Keadaan psikologis saya itu agaknya sama dengan kondisi yang dialami Baltazar, beruang kutub yang ditangkap di sekitar Kanada, yang kemudian menjadi koleksi kebun binatang di Valle Central, satu tempat di Amerika Latin. 

“Kadang aku malah berpikir jangan-jangan aku lebih bebas dalam kandangku ini dibanding orang-orang sekelilingku,” kata Baltazar dalam Kenang-kenangan Mengejutkan si Beruang Kutub, karya Claudio Orrego Vicuña, terbitan Marjin Kiri, November 2018.

Padahal sebelumnya, Baltazar amat benci kerangkeng itu. Namun selalu pula Baltazar coba redam pikiran-pikiran hendak-bebas dan menikmati hari-hari yang tanpa harapan bisa lepas dari penjara itu.

“Barangkali ada hikmahnya.
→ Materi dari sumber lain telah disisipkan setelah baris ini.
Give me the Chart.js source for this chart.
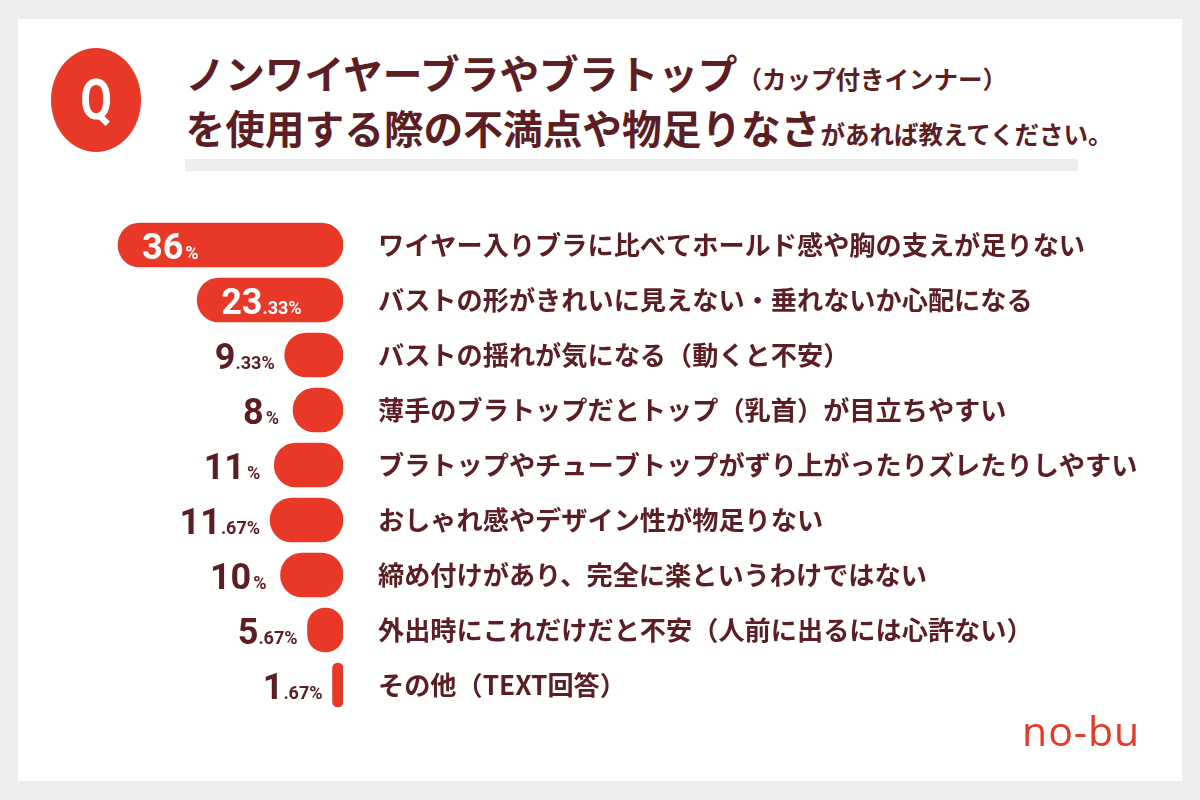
<!DOCTYPE html>
<html lang="ja">
<head>
<meta charset="utf-8">
<title>no-bu</title>
<script src="https://cdn.jsdelivr.net/npm/chart.js@4"></script>
<style>
    html, body { margin: 0; padding: 0; background: #eeedef; }
    #page { position: relative; width: 1200px; height: 800px; overflow: hidden; font-family: "Noto Sans CJK JP", sans-serif; color: #5b1e24; }
    #card { position: absolute; left: 18px; top: 19px; width: 1164px; height: 762px; background: #fff; }
    #chart { position: absolute; left: 0; top: 0; }
    #badge { position: absolute; left: 51px; top: 48px; width: 90px; height: 104px; border-radius: 50%; background: #e73828; color: #fff; font: 700 46px Roboto, sans-serif; line-height: 104px; text-align: center; }
    #badge span { display: inline-block; transform: scaleY(1.2); }
    .line { position: absolute; left: 185.5px; white-space: nowrap; font-weight: 700; font-size: 39.7px; line-height: 56px; }
    .line small { font-size: 24.5px; font-weight: 700; }
    #rule { position: absolute; left: 185px; top: 159px; width: 893px; height: 12px; background: #eeecee; }
    #logo { position: absolute; left: 1022px; top: 702px; font: 500 41px "Open Sans", sans-serif; color: #e73828; letter-spacing: 1px; line-height: 56px; }
</style>
</head>
<body>
<div id="page">
    <div id="card"></div>
    <div id="badge"><span>Q</span></div>
    <div class="line" style="top:44px">ノンワイヤーブラやブラトップ<small>（カップ付きインナー）</small></div>
    <div class="line" style="top:99px">を使用する際の不満点や物足りなさ<small>があれば教えてください。</small></div>
    <div id="rule"></div>
    <canvas id="chart" width="1200" height="800"></canvas>
    <div id="logo">no-bu</div>
</div>
<script>
const categories = [
    'ワイヤー入りブラに比べてホールド感や胸の支えが足りない',
    'バストの形がきれいに見えない・垂れないか心配になる',
    'バストの揺れが気になる（動くと不安）',
    '薄手のブラトップだとトップ（乳首）が目立ちやすい',
    'ブラトップやチューブトップがずり上がったりズレたりしやすい',
    'おしゃれ感やデザイン性が物足りない',
    '締め付けがあり、完全に楽というわけではない',
    '外出時にこれだけだと不安（人前に出るには心許ない）',
    'その他（TEXT回答）'
];
const percents = [36, 23.33, 9.33, 8, 11, 11.67, 10, 5.67, 1.67];

const RED = '#e73828';
const DARK = '#5b1e24';

// draw "36%" style labels, big whole part and small decimals
const valueLabels = {
    id: 'valueLabels',
    afterDatasetsDraw(chart) {
        const ctx = chart.ctx;
        const bars = chart.getDatasetMeta(0).data;
        bars.forEach((bar, i) => {
            const parts = String(percents[i]).split('.');
            const big = parts[0];
            const small = (parts[1] ? '.' + parts[1] : '') + '%';
            const bigFont = '700 36px Roboto, sans-serif';
            const smallFont = '700 18px Roboto, sans-serif';
            const join = parts[1] ? 0 : 2;
            ctx.save();
            ctx.textBaseline = 'alphabetic';
            ctx.textAlign = 'left';
            ctx.font = bigFont;
            const bigW = ctx.measureText(big).width;
            ctx.font = smallFont;
            const smallW = ctx.measureText(small).width;
            const inside = percents[i] > 20;
            const gap = parts[1] ? 10 : 14;
            const left = inside ? bar.x + 24 : bar.x - gap - bigW - join - smallW;
            const base = bar.y + 14;
            ctx.fillStyle = inside ? '#fff' : DARK;
            ctx.font = bigFont;
            ctx.fillText(big, left, base);
            ctx.font = smallFont;
            ctx.fillText(small, left + bigW + join, base);
            ctx.restore();
        });
    }
};

new Chart(document.getElementById('chart').getContext('2d'), {
    type: 'bar',
    data: {
        labels: categories,
        datasets: [{
            data: percents,
            backgroundColor: RED,
            barThickness: 44,
            borderRadius: 22,
            borderSkipped: false
        }]
    },
    options: {
        indexAxis: 'y',
        responsive: false,
        animation: false,
        layout: { padding: { left: 30.5, top: 217.5, bottom: 87.5, right: 0 } },
        plugins: {
            legend: { display: false },
            tooltip: { enabled: false }
        },
        scales: {
            x: { display: false, reverse: true, min: 0, max: 50 },
            y: {
                position: 'right',
                grid: { display: false, drawTicks: false },
                border: { display: false },
                afterFit(scale) { scale.width = 857; },
                ticks: {
                    padding: 35,
                    autoSkip: false,
                    color: DARK,
                    font: { family: '"Noto Sans CJK JP", sans-serif', size: 26.2, weight: '700' }
                }
            }
        }
    },
    plugins: [valueLabels]
});
</script>
</body>
</html>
Dengan cara itulah aku mengerti bahwa hanya dengan menjadi bebas kau bisa melayani mereka yang tersisih oleh ketidakadilan dari sesama mereka sendiri.”

Dalam novel tipis ini, lantaran kebebasan tubuh sudah tumpas di depan mata, maka waktu tampak tidak berarti. Demi sang masa, si beruang kemudian hanya menyebutnya dan menjadi kenangan bila teringat ‘hari-hari di hamparan salju kutub’. Yang jauh penuh makna adalah obrolan sang beruang, “Di sini aku masih menyimpan harapan agar dunia manusia tak sekeji yang terlihat. Apakah nyonya berbaju hitam itu, yang memberi makan burung-burung dan berbelas kasihan pada gadis cilik itu, cerminan dari Tuhan tanah ini?... Sejak hari itu, aku menyimpan harapan bahwa Tuhan manusia sama dengan Tuhan beruang.”
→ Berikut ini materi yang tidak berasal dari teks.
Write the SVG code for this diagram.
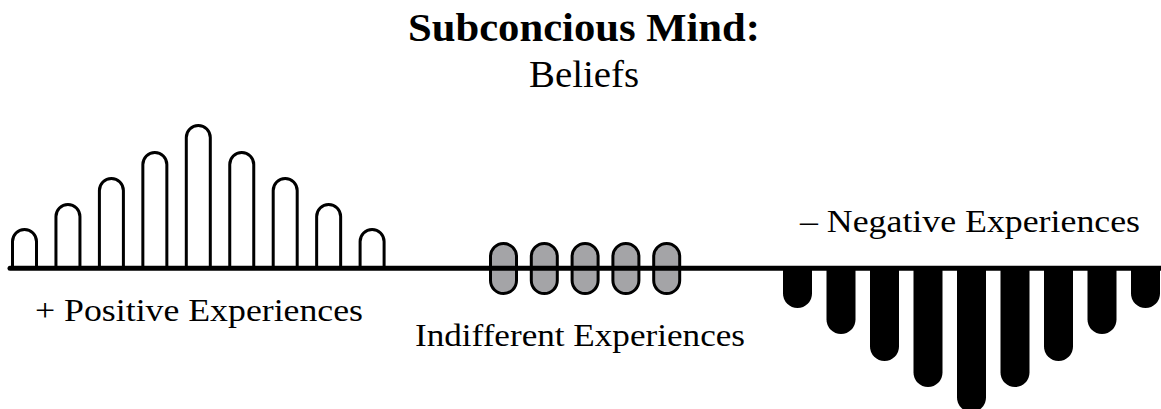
<svg xmlns="http://www.w3.org/2000/svg" width="1161" height="409" viewBox="0 0 1161 409">
<style>
.lbl{font-family:"Liberation Serif","DejaVu Serif",serif;font-size:32px;fill:#000;text-anchor:middle}
.pos{fill:#fff;stroke:#000;stroke-width:3}
.ind{fill:#a4a4a7;stroke:#000;stroke-width:3}
.neg{fill:#000;stroke:none}
</style>
<rect width="1161" height="409" fill="#fff"/>
<g id="title">
<text x="584" y="41" class="lbl" style="font-weight:bold;font-size:40px" textLength="352" lengthAdjust="spacingAndGlyphs">Subconcious Mind:</text>
<text x="584" y="87" class="lbl" style="font-size:37px" textLength="110" lengthAdjust="spacingAndGlyphs">Beliefs</text>
</g>
<g id="positive">
<path class="pos" d="M12.5,268 V241.5 A12,12 0 0 1 36.5,241.5 V268"/>
<path class="pos" d="M55.95,268 V216.5 A12,12 0 0 1 79.95,216.5 V268"/>
<path class="pos" d="M99.4,268 V190.5 A12,12 0 0 1 123.4,190.5 V268"/>
<path class="pos" d="M142.85,268 V164.5 A12,12 0 0 1 166.85,164.5 V268"/>
<path class="pos" d="M186.3,268 V137.5 A12,12 0 0 1 210.3,137.5 V268"/>
<path class="pos" d="M229.75,268 V164.5 A12,12 0 0 1 253.75,164.5 V268"/>
<path class="pos" d="M273.2,268 V190.5 A12,12 0 0 1 297.2,190.5 V268"/>
<path class="pos" d="M316.65,268 V216.5 A12,12 0 0 1 340.65,216.5 V268"/>
<path class="pos" d="M360.1,268 V241.5 A12,12 0 0 1 384.1,241.5 V268"/>
<text x="199" y="321" class="lbl" textLength="328" lengthAdjust="spacingAndGlyphs">+ Positive Experiences</text>
</g>
<g id="indifferent">
<rect class="ind" x="490.5" y="243.5" width="26" height="50" rx="13"/>
<rect class="ind" x="531.3" y="243.5" width="26" height="50" rx="13"/>
<rect class="ind" x="572.1" y="243.5" width="26" height="50" rx="13"/>
<rect class="ind" x="612.9" y="243.5" width="26" height="50" rx="13"/>
<rect class="ind" x="653.7" y="243.5" width="26" height="50" rx="13"/>
<text x="580" y="346" class="lbl" textLength="330" lengthAdjust="spacingAndGlyphs">Indifferent Experiences</text>
</g>
<g id="negative">
<path class="neg" d="M783,268 V293.5 A14.5,14.5 0 0 0 812,293.5 V268 Z"/>
<path class="neg" d="M826.5,268 V319.5 A14.5,14.5 0 0 0 855.5,319.5 V268 Z"/>
<path class="neg" d="M870,268 V346.5 A14.5,14.5 0 0 0 899,346.5 V268 Z"/>
<path class="neg" d="M913.5,268 V372.5 A14.5,14.5 0 0 0 942.5,372.5 V268 Z"/>
<path class="neg" d="M957,268 V397.5 A14.5,14.5 0 0 0 986,397.5 V268 Z"/>
<path class="neg" d="M1000.5,268 V372.5 A14.5,14.5 0 0 0 1029.5,372.5 V268 Z"/>
<path class="neg" d="M1044,268 V346.5 A14.5,14.5 0 0 0 1073,346.5 V268 Z"/>
<path class="neg" d="M1087.5,268 V319.5 A14.5,14.5 0 0 0 1116.5,319.5 V268 Z"/>
<path class="neg" d="M1131,268 V293.5 A14.5,14.5 0 0 0 1160,293.5 V268 Z"/>
<text x="970" y="232" class="lbl" textLength="340" lengthAdjust="spacingAndGlyphs">– Negative Experiences</text>
</g>
<g id="connectors">
<line x1="10" y1="268.3" x2="1161" y2="268.3" stroke="#000" stroke-width="5" stroke-linecap="round"/>
</g>
</svg>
Sang beruang tidak tahu saja. Di Indonesia, tidak sesederhana itu adanya. Ada kaum yang merasa paling berhak atas ‘Tuhan manusia’. Rakusnya mereka mengklaim Tuhan untuk golongan sendiri sudah sampai tidak mau membagi tuhannya, bahkan terhadap seagama apalagi yang tidak. Bahkan mereka berani bunuh diri sebagai cara beragama. Namun si beruang pun tahu kalau golongan-golongan itu adalah orang-orang yang putus asa pada hidupnya. “Aku yakin tidak ada di antara kita yang pernah mendengar ada beruang bunuh diri. Buat apa, meninggalkan tantangan hidup keesokan harinya menjadi tak terselesaikan?”
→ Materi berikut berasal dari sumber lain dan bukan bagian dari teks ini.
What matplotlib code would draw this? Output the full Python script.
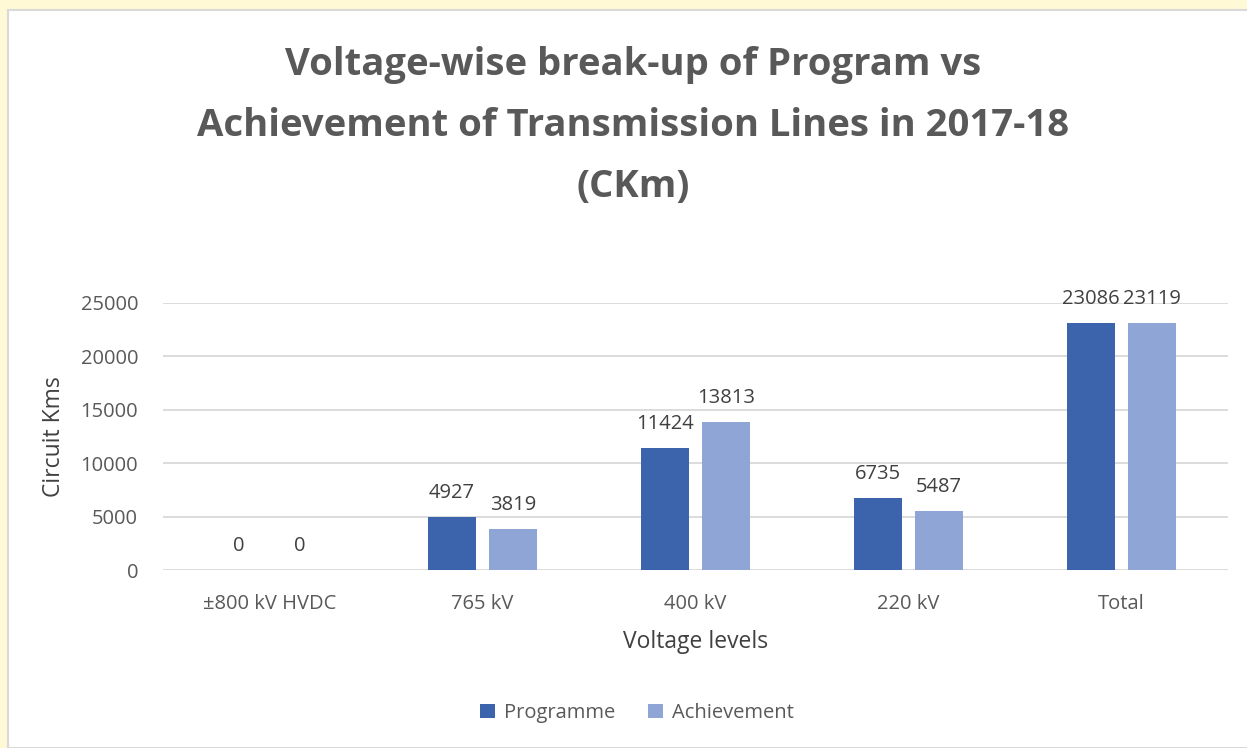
import matplotlib.pyplot as plt
import matplotlib.patches as patches
import numpy as np

categories = ['±800 kV HVDC', '765 kV', '400 kV', '220 kV', 'Total']
programme = [0, 4927, 11424, 6735, 23086]
achievement = [0, 3819, 13813, 5487, 23119]

plt.rcParams['font.family'] = ['Open Sans', 'DejaVu Sans']

W, H = 1247, 748
fig = plt.figure(figsize=(W / 100, H / 100), dpi=100, facecolor='#fff9d6')

# white chart panel with grey border
fig.patches.append(patches.Rectangle((8 / W, 0), 1.0, 1 - 10 / H, transform=fig.transFigure,
                                     facecolor='white', edgecolor='#d9d9d9', linewidth=1.5,
                                     zorder=-10))

ax = fig.add_axes([163 / W, (H - 570) / H, (1228 - 163) / W, (570 - 303) / H])
ax.set_facecolor('none')

x = np.arange(len(categories))
w = 0.225
off = 0.143
b1 = ax.bar(x - off, programme, w, color='#3c64ad', label='Programme', zorder=3)
b2 = ax.bar(x + off, achievement, w, color='#8fa5d5', label='Achievement', zorder=3)

for bars, vals in ((b1, programme), (b2, achievement)):
    for r, v in zip(bars, vals):
        ax.text(r.get_x() + r.get_width() / 2, v + 1350, str(v), ha='center', va='bottom',
                fontsize=14.5, color='#404040')

ax.set_xlim(-0.5, len(categories) - 0.5)
ax.set_ylim(0, 25000)
ax.set_yticks(np.arange(0, 25001, 5000))
ax.set_xticks(x)
ax.set_xticklabels(categories)
ax.tick_params(axis='both', length=0, labelsize=14.5, colors='#595959')
ax.tick_params(axis='x', pad=17)
ax.tick_params(axis='y', pad=18)
ax.grid(axis='y', color='#d9d9d9', linewidth=1.3, zorder=0)
for s in ax.spines.values():
    s.set_visible(False)

ax.set_xlabel('Voltage levels', fontsize=16.5, color='#404040', labelpad=12)
ax.set_ylabel('Circuit Kms', fontsize=16.5, color='#404040', labelpad=10)

fig.text(633 / W, 1 - 126 / H,
         'Voltage-wise break-up of Program vs\nAchievement of Transmission Lines in 2017-18\n(CKm)',
         ha='center', va='center', fontsize=27.5, fontweight='bold', color='#595959',
         linespacing=1.78)

fig.legend(handles=[b1, b2], loc='center', bbox_to_anchor=(637 / W, 1 - 713 / H), ncol=2,
           frameon=False, fontsize=14.5, labelcolor='#595959', handlelength=0.75,
           handleheight=0.75, handletextpad=0.45, columnspacing=1.6)

fig.savefig('out.png', dpi=100, facecolor=fig.get_facecolor())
Benar juga kata si beruang, kita perlu berpikir jangan-jangan yang tampak bebas itu justru yang terkungkung. Yang kelihatan banyak itu malah kaum yang tersiksa. Persis orang-orang yang duduk di bangku depan seperti tak punya waktu menoleh ke belakang karena harus patuh dan ‘tak bergerak seperti militer’ di depan guru. Sedang saya yang berada di belakang leluasa menertawai kakunya bahasa tubuh mereka para pebangku depan, lengkap dengan kecurangan-kecurangan mereka. 

Rasa-rasanya, saya dan Baltazar cuma beda bentuk badan.

Catatan: Terima kasih atas hadiah bukunya, Ronny Agustinus. Sehat dan bahagia selalu bersama Marjin Kiri!